That the acting Spanish prime minister, Pedro Sánchez, should be thinking about isolating the Catalan independence movement is at this point not a rumour, but a reality. What have been his first moves this legislature? A round of talks with all the political parties from which he's explicitly excluded the Catalan independence movement, and instructions to his colleagues to agree the composition of the Congress's governing Board without them. They're not trivial gestures, especially if you take into account that, for example, Esquerra Republicana has 15 seats, that it won the Spanish general election in Catalonia and that its participation in the legislature should be important if Sánchez doesn't want to have to reach agreements with Ciudadanos.
But Sánchez, who says he feels scalded over relations with independence supporters in the last legislature, doesn't want to be tied down and trusts that he'll get the pro-independence movement's votes at some point or other "through necessity or through fighting between them". Certainly politics is curious and that Sánchez should act in this way precisely the week that he needs independence supporters to vote for Miquel Iceta in the Catalan Parliament as an autonomous community senator1 so he can become Senate speaker is at least surprising. It's even a little masochistic, at least in terms of not centring the debate on Iceta, who has no role in the campaign for the municipal elections, without knowing for certain how his candidacy for the upper chamber will turn out. Knowing Sánchez, nothing can be counted out, not even that he's wanted to burn Iceta. The acting prime minister always keeps his options open and it may be worth remembering that although initially he supported him more than anybody, Iceta has also had his wobbles: he sided with former Andalusian president Susana Díaz.

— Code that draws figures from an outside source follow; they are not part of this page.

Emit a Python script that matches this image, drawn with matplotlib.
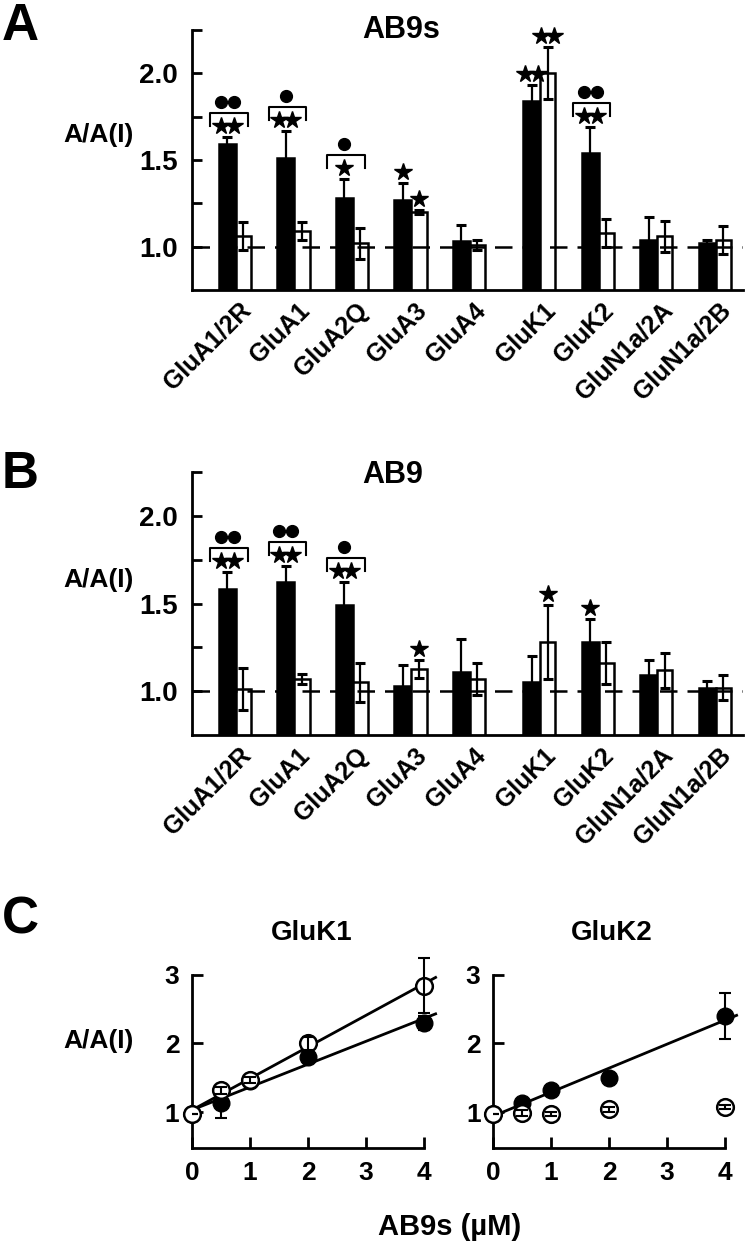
import matplotlib.pyplot as plt
import numpy as np

plt.rcParams['font.family'] = ['Liberation Sans', 'DejaVu Sans']
plt.rcParams['font.weight'] = 'bold'

receptors = ['GluA1/2R', 'GluA1', 'GluA2Q', 'GluA3', 'GluA4',
             'GluK1', 'GluK2', 'GluN1a/2A', 'GluN1a/2B']

# panel A, AB9s
ab9s_black = [1.59, 1.51, 1.28, 1.27, 1.035, 1.84, 1.54, 1.04, 1.02]
ab9s_black_err = [0.04, 0.16, 0.11, 0.10, 0.09, 0.09, 0.15, 0.13, 0.02]
ab9s_white = [1.06, 1.09, 1.02, 1.20, 1.01, 2.00, 1.08, 1.06, 1.04]
ab9s_white_err = [0.08, 0.05, 0.09, 0.01, 0.03, 0.15, 0.08, 0.09, 0.08]
# (group, bar, stars, dots)
ab9s_marks = [(0, 'b', 2, 2), (1, 'b', 2, 1), (2, 'b', 1, 1), (3, 'b', 1, 0),
              (3, 'w', 1, 0), (5, 'b', 2, 0), (5, 'w', 2, 0), (6, 'b', 2, 2)]

# panel B, AB9
ab9_black = [1.58, 1.625, 1.49, 1.03, 1.11, 1.05, 1.28, 1.09, 1.02]
ab9_black_err = [0.10, 0.09, 0.13, 0.12, 0.19, 0.15, 0.13, 0.09, 0.04]
ab9_white = [1.01, 1.07, 1.05, 1.125, 1.07, 1.28, 1.16, 1.12, 1.02]
ab9_white_err = [0.12, 0.03, 0.11, 0.05, 0.09, 0.21, 0.12, 0.10, 0.07]
ab9_marks = [(0, 'b', 2, 2), (1, 'b', 2, 2), (2, 'b', 2, 1),
             (3, 'w', 1, 0), (5, 'w', 1, 0), (6, 'b', 1, 0)]

# panel C, dose response
conc = [0, 0.5, 1, 2, 4]
gluk1_filled = [0.98, 1.13, 1.45, 1.80, 2.30]
gluk1_filled_err = [0, 0.22, 0.05, 0.05, 0.10]
gluk1_open = [0.97, 1.32, 1.47, 2.00, 2.84]
gluk1_open_err = [0, 0.05, 0.04, 0.10, 0.40]
gluk2_filled = [0.98, 1.13, 1.32, 1.50, 2.40]
gluk2_filled_err = [0, 0.05, 0.05, 0.05, 0.34]
gluk2_open = [0.97, 0.99, 0.98, 1.04, 1.07]
gluk2_open_err = [0, 0.04, 0.03, 0.04, 0.03]

positions = np.array([0, 1, 2, 3, 4, 5.2, 6.2, 7.2, 8.2])

W, H = 750, 1245
fig = plt.figure(figsize=(W / 100, H / 100), dpi=100)


def fx(px):
    return px / W


def fy(py):
    return 1 - py / H


def px_units(ax):
    bb = ax.get_window_extent()
    x0, x1 = ax.get_xlim()
    y0, y1 = ax.get_ylim()
    return (x1 - x0) / bb.width, (y1 - y0) / bb.height


def bar_panel(ax, black, black_err, white, white_err, marks):
    bw, ww = 0.29, 0.26
    bx = positions - bw / 2
    wx = positions + ww / 2
    ax.bar(positions, black, width=-bw, align='edge', color='black',
           edgecolor='black', linewidth=1.8, zorder=2)
    ax.bar(positions, white, width=ww, align='edge', color='white',
           edgecolor='black', linewidth=1.8, zorder=2)
    ax.errorbar(bx, black, yerr=black_err, fmt='none', ecolor='black',
                elinewidth=1.6, capsize=3.5, capthick=2.2, zorder=3)
    ax.errorbar(wx, white, yerr=white_err, fmt='none', ecolor='black',
                elinewidth=1.6, capsize=3.5, capthick=2.2, zorder=3)
    ax.axhline(1.0, color='black', lw=1.8, ls=(0, (7, 4)), zorder=4)

    ax.set_xlim(-0.75, 8.67)
    ax.set_ylim(0.75, 2.25)
    for s in ['top', 'right']:
        ax.spines[s].set_visible(False)
    for s in ['left', 'bottom']:
        ax.spines[s].set_linewidth(2)
    ax.set_yticks([1.0, 1.5, 2.0])
    ax.set_yticks([1.25, 1.75, 2.25], minor=True)
    ax.set_yticklabels(['1.0', '1.5', '2.0'])
    ax.tick_params(axis='y', which='both', direction='in', length=7,
                   width=2, labelsize=20, pad=10)
    ax.set_xticks(positions + 0.2)
    ax.set_xticklabels(receptors, rotation=45, ha='right', va='center',
                       rotation_mode='anchor', fontsize=18)
    ax.tick_params(axis='x', length=0, pad=12)

    ux, uy = px_units(ax)
    for grp, side, n_star, n_dot in marks:
        if side == 'b':
            xc = bx[grp]
            top = black[grp] + black_err[grp]
        else:
            xc = wx[grp]
            top = white[grp] + white_err[grp]
        xs = [xc] if n_star == 1 else [xc - 6.5 * ux, xc + 6.5 * ux]
        ax.plot(xs, [top + 11 * uy] * len(xs), ls='none', marker='*',
                ms=13, color='black', clip_on=False, zorder=5)
        if n_dot:
            x0 = positions[grp] - 0.44
            x1 = positions[grp] + 0.2
            ax.plot([x0, x0, x1, x1],
                    [top + 11 * uy, top + 24 * uy, top + 24 * uy, top + 11 * uy],
                    color='black', lw=1.5, zorder=5)
            xs = [xc] if n_dot == 1 else [xc - 6.5 * ux, xc + 6.5 * ux]
            ax.plot(xs, [top + 35 * uy] * len(xs), ls='none', marker='o',
                    ms=8.5, color='black', clip_on=False, zorder=5)


ax_a = fig.add_axes([fx(192), fy(290), fx(743) - fx(192), fy(30) - fy(290)])
bar_panel(ax_a, ab9s_black, ab9s_black_err, ab9s_white, ab9s_white_err, ab9s_marks)
ax_b = fig.add_axes([fx(192), fy(735), fx(743) - fx(192), fy(472) - fy(735)])
bar_panel(ax_b, ab9_black, ab9_black_err, ab9_white, ab9_white_err, ab9_marks)


def dose_panel(ax, filled, filled_err, opn, opn_err, fit_open):
    xx = np.array([0, 4.2])
    p = np.polyfit(conc, filled, 1)
    ax.plot(xx, np.polyval(p, xx), color='black', lw=2, zorder=2)
    if fit_open:
        p = np.polyfit(conc, opn, 1)
        ax.plot(xx, np.polyval(p, xx), color='black', lw=2, zorder=2)
    ax.plot(conc, filled, 'o', color='black', ms=12, zorder=3, clip_on=False)
    ax.errorbar(conc, filled, yerr=filled_err, fmt='none', ecolor='black',
                elinewidth=1.5, capsize=4, capthick=1.5, zorder=4)
    ax.plot(conc, opn, 'o', mfc='white', mec='black', mew=1.8, ms=12,
            zorder=5, clip_on=False)
    ax.errorbar(conc, opn, yerr=opn_err, fmt='none', ecolor='black',
                elinewidth=1.5, capsize=4, capthick=1.5, zorder=6)
    ax.set_xlim(0, 4.25)
    ax.set_ylim(0.48, 3.3)
    for s in ['top', 'right']:
        ax.spines[s].set_visible(False)
    for s in ['left', 'bottom']:
        ax.spines[s].set_linewidth(2)
    ax.spines['left'].set_bounds(0.48, 3)
    ax.spines['bottom'].set_bounds(0, 4)
    ax.set_yticks([1, 2, 3])
    ax.set_xticks([0, 1, 2, 3, 4])
    ax.tick_params(axis='both', direction='in', length=8, width=2,
                   labelsize=19, pad=9)


c_h = fy(954) - fy(1148)
ax_c1 = fig.add_axes([fx(192), fy(1148), 246.5 / W, c_h])
dose_panel(ax_c1, gluk1_filled, gluk1_filled_err, gluk1_open, gluk1_open_err, True)
ax_c2 = fig.add_axes([fx(493), fy(1148), 246.5 / W, c_h])
dose_panel(ax_c2, gluk2_filled, gluk2_filled_err, gluk2_open, gluk2_open_err, False)

# texts
for letter, py in [('A', 40), ('B', 488), ('C', 934)]:
    fig.text(fx(2), fy(py), letter, fontsize=37, ha='left', va='baseline')
fig.text(fx(401), fy(38), 'AB9s', fontsize=22, ha='center', va='baseline')
fig.text(fx(393), fy(483), 'AB9', fontsize=22, ha='center', va='baseline')
fig.text(fx(312), fy(940), 'GluK1', fontsize=20, ha='center', va='baseline')
fig.text(fx(612), fy(940), 'GluK2', fontsize=20, ha='center', va='baseline')
for py in [142, 587, 1048]:
    fig.text(fx(134), fy(py), 'A/A(I)', fontsize=19, ha='right', va='baseline')
fig.text(fx(450), fy(1235), 'AB9s (µM)', fontsize=21, ha='center', va='baseline')

fig.savefig('out.png', dpi=100)
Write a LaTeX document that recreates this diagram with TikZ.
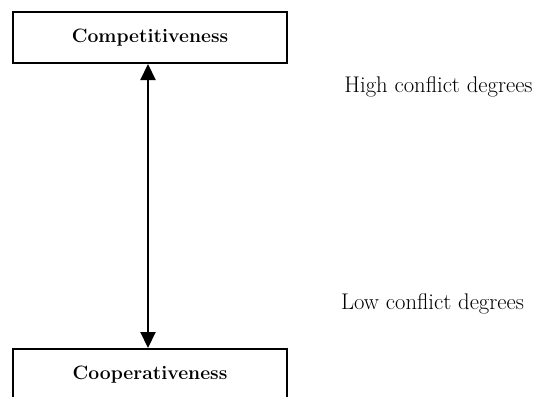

What's certain is that his candidacy for the Senate is becoming quite the struggle for PSC's first secretary as it grows more difficult with every day that passes for ERC and JxCat to explain to their bases something they could have nipped in the bud from the start by invoking the parliamentary courtesy which has previously allowed each party to choose whoever they want as autonomous community senators within their quota. But explaining that now is extremely difficult for two reasons: nobody as closely identifies PSC with the approval of article 155 of the Constitution as Miquel Iceta and, secondly, the PSC's leader has one by one discarded all the suggestions the independence movement has made for it to provide him with senator status. At this point, it's clear that giving him the office for free is much more difficult. And the clock keeps ticking and the vote in the Parliament is this Thursday. It could almost be an homage to the actress who died this Monday, Doris Day, and the song she made famous in The Man Who Knew Too Much by Alfred Hitchcock: Qué Sera, Sera (Whatever Will Be, Will Be).
Translator's note: 1. The majority of Spain's senators are elected directly, four per province. Each autonomous community, however, also gets one extra senator per million residents, voted on by the autonomous community's parliament.